Apple and Google have released multiple software updates on Zero-Day attacks to their operating systems since learning about a piece of malware that may have been monitoring iPhone and Android users in more than 20 countries.
On Wednesday, Google patched a few security bugs in its Chrome browser and said one of the vulnerabilities was currently being exploited by hackers, even though it had not yet been patched. Unlike Google, the company provided no further information at the time.
Yet on Friday, Google updated the page to reveal that Apple’s security engineering team and its own Threat Analysis Group had found the bug, suggesting that hackers who would likely only be available to the government may have been behind this hacking campaign.

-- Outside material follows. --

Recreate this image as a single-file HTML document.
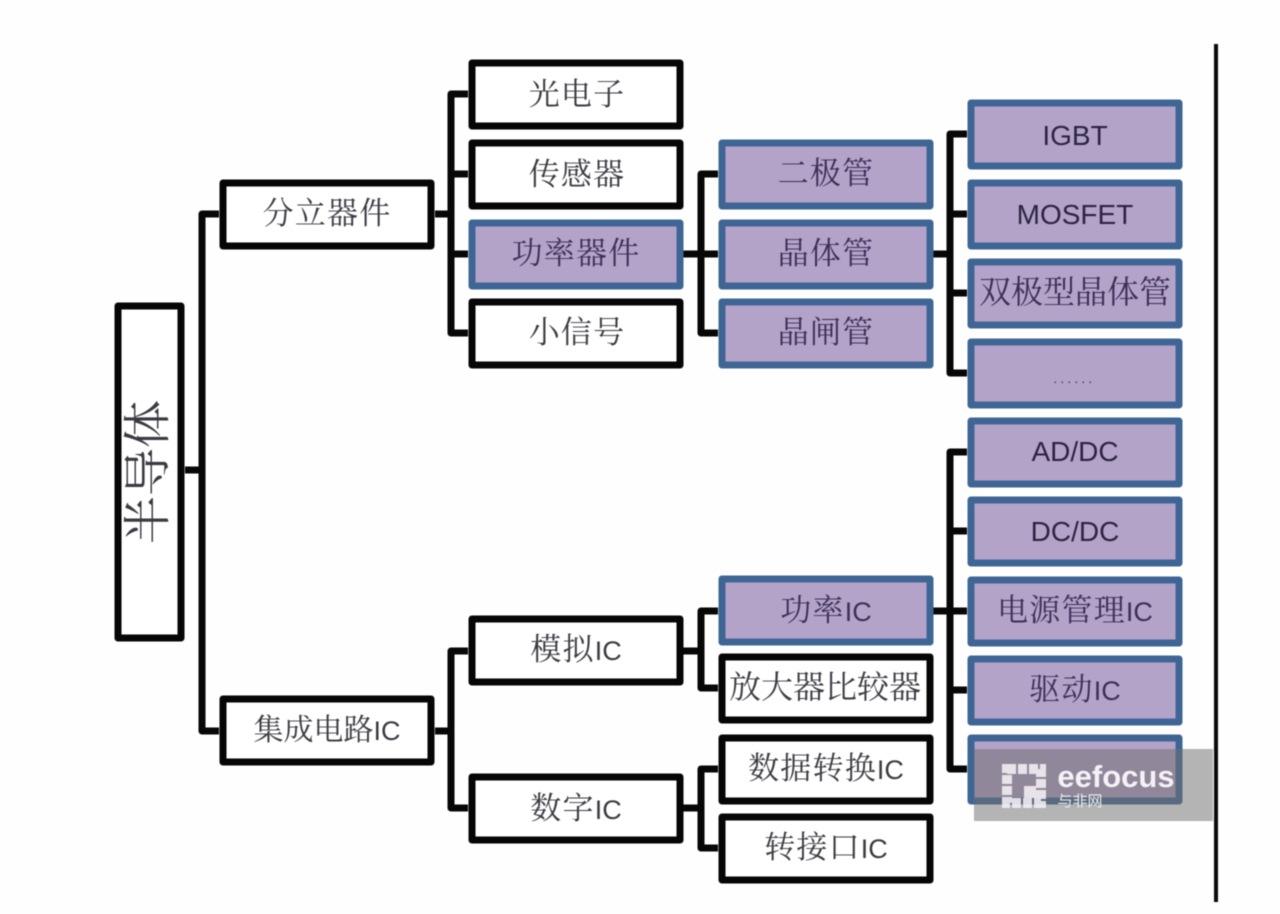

Apple also issued security updates for iPhones, iPads, Macs, Vision Pro, Apple TV, Apple Watches, and its Safari browser.
Apple said it was aware “that this issue may have been exploited in an extremely sophisticated attack against specific targeted individuals” operating devices earlier than iOS 26, according to a security advisory for iPhones and iPads.
That language is Apple’s standard way of affirming what it already knows: that some of its customers and users were targeted by hackers exploiting zero-day flaws, which were unknown to the software makers at the time they were exploited.
Most of the time, these are situations in which government hackers use commercial hacking tools and spyware developed by companies like NSO Group or Paragon Solutions to target journalists, dissidents, and human rights activists. Apple and Google did not immediately respond to a request for comment.